| Stated problem |
Please retype the data in full and exactly; the pictures are not part of the copy.

::::

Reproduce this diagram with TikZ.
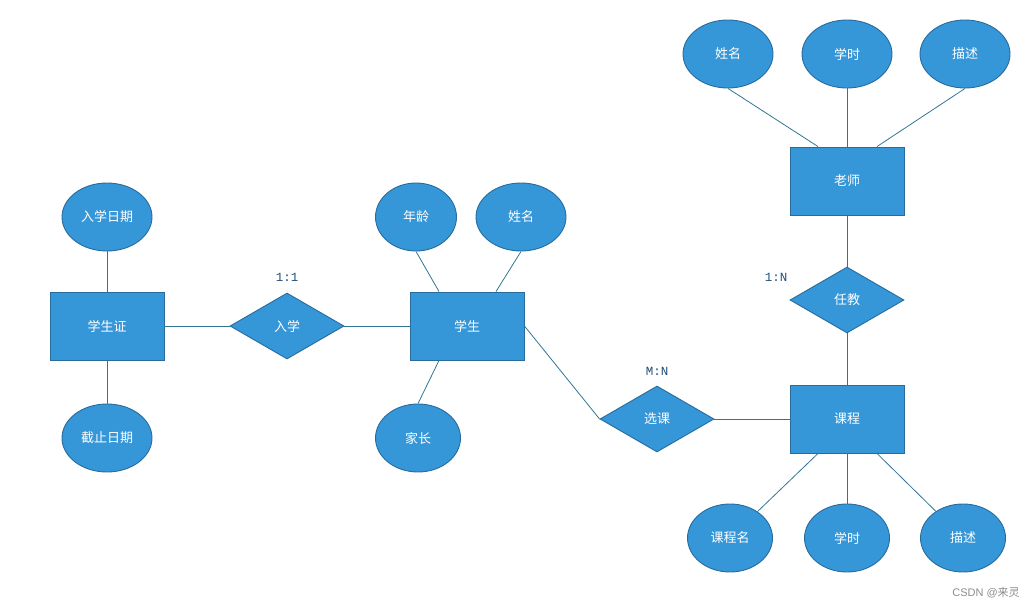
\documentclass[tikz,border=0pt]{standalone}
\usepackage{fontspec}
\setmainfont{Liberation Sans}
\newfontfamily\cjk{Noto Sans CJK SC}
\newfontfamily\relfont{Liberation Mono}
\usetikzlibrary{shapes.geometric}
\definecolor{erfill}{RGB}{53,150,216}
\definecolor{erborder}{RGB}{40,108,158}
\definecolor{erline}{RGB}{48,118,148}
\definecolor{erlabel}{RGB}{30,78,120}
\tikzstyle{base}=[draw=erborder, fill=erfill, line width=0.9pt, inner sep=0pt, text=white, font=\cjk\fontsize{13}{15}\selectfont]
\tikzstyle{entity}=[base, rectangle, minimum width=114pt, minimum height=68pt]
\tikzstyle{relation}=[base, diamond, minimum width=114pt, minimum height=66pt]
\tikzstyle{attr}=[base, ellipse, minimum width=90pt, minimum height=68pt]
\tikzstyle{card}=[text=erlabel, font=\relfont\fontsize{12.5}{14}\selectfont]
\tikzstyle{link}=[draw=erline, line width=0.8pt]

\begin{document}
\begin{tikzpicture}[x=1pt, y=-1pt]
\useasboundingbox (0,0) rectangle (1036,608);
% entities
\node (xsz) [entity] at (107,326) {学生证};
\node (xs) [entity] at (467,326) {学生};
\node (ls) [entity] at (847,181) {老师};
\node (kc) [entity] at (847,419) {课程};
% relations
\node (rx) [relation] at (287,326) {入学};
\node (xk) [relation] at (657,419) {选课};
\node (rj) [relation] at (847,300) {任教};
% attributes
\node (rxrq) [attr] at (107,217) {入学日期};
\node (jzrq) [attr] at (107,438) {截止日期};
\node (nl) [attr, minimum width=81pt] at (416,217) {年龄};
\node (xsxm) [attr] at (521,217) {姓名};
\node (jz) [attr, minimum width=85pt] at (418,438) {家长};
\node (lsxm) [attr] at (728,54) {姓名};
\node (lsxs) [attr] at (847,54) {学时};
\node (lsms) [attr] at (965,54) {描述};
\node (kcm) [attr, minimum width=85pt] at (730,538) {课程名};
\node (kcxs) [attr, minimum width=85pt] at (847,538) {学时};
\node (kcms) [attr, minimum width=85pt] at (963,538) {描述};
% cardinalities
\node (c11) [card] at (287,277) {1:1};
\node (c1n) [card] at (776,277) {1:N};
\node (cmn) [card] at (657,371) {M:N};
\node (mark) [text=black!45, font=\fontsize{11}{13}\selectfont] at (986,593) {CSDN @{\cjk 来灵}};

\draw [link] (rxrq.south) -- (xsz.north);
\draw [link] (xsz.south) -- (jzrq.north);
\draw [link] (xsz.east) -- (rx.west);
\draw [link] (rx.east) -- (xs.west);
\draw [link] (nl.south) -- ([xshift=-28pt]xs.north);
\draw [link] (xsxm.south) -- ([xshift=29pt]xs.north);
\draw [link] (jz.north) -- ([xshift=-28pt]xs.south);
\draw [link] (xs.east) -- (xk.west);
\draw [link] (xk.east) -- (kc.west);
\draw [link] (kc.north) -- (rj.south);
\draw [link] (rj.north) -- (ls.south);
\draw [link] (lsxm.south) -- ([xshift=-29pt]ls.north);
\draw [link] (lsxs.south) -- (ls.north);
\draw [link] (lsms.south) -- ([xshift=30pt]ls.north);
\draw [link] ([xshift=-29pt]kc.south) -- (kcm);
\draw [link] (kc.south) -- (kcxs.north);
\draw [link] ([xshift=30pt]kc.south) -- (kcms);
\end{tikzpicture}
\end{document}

::::

| The reply |
Reproduce this diagram with TikZ.
\documentclass[tikz,border=0pt]{standalone}
\usepackage{fontspec}
\setmainfont{Liberation Sans}
\newfontfamily\cjk{Noto Sans CJK SC}
\newfontfamily\relfont{Liberation Mono}
\usetikzlibrary{shapes.geometric}
\definecolor{erfill}{RGB}{53,150,216}
\definecolor{erborder}{RGB}{40,108,158}
\definecolor{erline}{RGB}{48,118,148}
\definecolor{erlabel}{RGB}{30,78,120}
\tikzstyle{base}=[draw=erborder, fill=erfill, line width=0.9pt, inner sep=0pt, text=white, font=\cjk\fontsize{13}{15}\selectfont]
\tikzstyle{entity}=[base, rectangle, minimum width=114pt, minimum height=68pt]
\tikzstyle{relation}=[base, diamond, minimum width=114pt, minimum height=66pt]
\tikzstyle{attr}=[base, ellipse, minimum width=90pt, minimum height=68pt]
\tikzstyle{card}=[text=erlabel, font=\relfont\fontsize{12.5}{14}\selectfont]
\tikzstyle{link}=[draw=erline, line width=0.8pt]

\begin{document}
\begin{tikzpicture}[x=1pt, y=-1pt]
\useasboundingbox (0,0) rectangle (1036,608);
% entities
\node (xsz) [entity] at (107,326) {学生证};
\node (xs) [entity] at (467,326) {学生};
\node (ls) [entity] at (847,181) {老师};
\node (kc) [entity] at (847,419) {课程};
% relations
\node (rx) [relation] at (287,326) {入学};
\node (xk) [relation] at (657,419) {选课};
\node (rj) [relation] at (847,300) {任教};
% attributes
\node (rxrq) [attr] at (107,217) {入学日期};
\node (jzrq) [attr] at (107,438) {截止日期};
\node (nl) [attr, minimum width=81pt] at (416,217) {年龄};
\node (xsxm) [attr] at (521,217) {姓名};
\node (jz) [attr, minimum width=85pt] at (418,438) {家长};
\node (lsxm) [attr] at (728,54) {姓名};
\node (lsxs) [attr] at (847,54) {学时};
\node (lsms) [attr] at (965,54) {描述};
\node (kcm) [attr, minimum width=85pt] at (730,538) {课程名};
\node (kcxs) [attr, minimum width=85pt] at (847,538) {学时};
\node (kcms) [attr, minimum width=85pt] at (963,538) {描述};
% cardinalities
\node (c11) [card] at (287,277) {1:1};
\node (c1n) [card] at (776,277) {1:N};
\node (cmn) [card] at (657,371) {M:N};
\node (mark) [text=black!45, font=\fontsize{11}{13}\selectfont] at (986,593) {CSDN @{\cjk 来灵}};

\draw [link] (rxrq.south) -- (xsz.north);
\draw [link] (xsz.south) -- (jzrq.north);
\draw [link] (xsz.east) -- (rx.west);
\draw [link] (rx.east) -- (xs.west);
\draw [link] (nl.south) -- ([xshift=-28pt]xs.north);
\draw [link] (xsxm.south) -- ([xshift=29pt]xs.north);
\draw [link] (jz.north) -- ([xshift=-28pt]xs.south);
\draw [link] (xs.east) -- (xk.west);
\draw [link] (xk.east) -- (kc.west);
\draw [link] (kc.north) -- (rj.south);
\draw [link] (rj.north) -- (ls.south);
\draw [link] (lsxm.south) -- ([xshift=-29pt]ls.north);
\draw [link] (lsxs.south) -- (ls.north);
\draw [link] (lsms.south) -- ([xshift=30pt]ls.north);
\draw [link] ([xshift=-29pt]kc.south) -- (kcm);
\draw [link] (kc.south) -- (kcxs.north);
\draw [link] ([xshift=30pt]kc.south) -- (kcms);
\end{tikzpicture}
\end{document}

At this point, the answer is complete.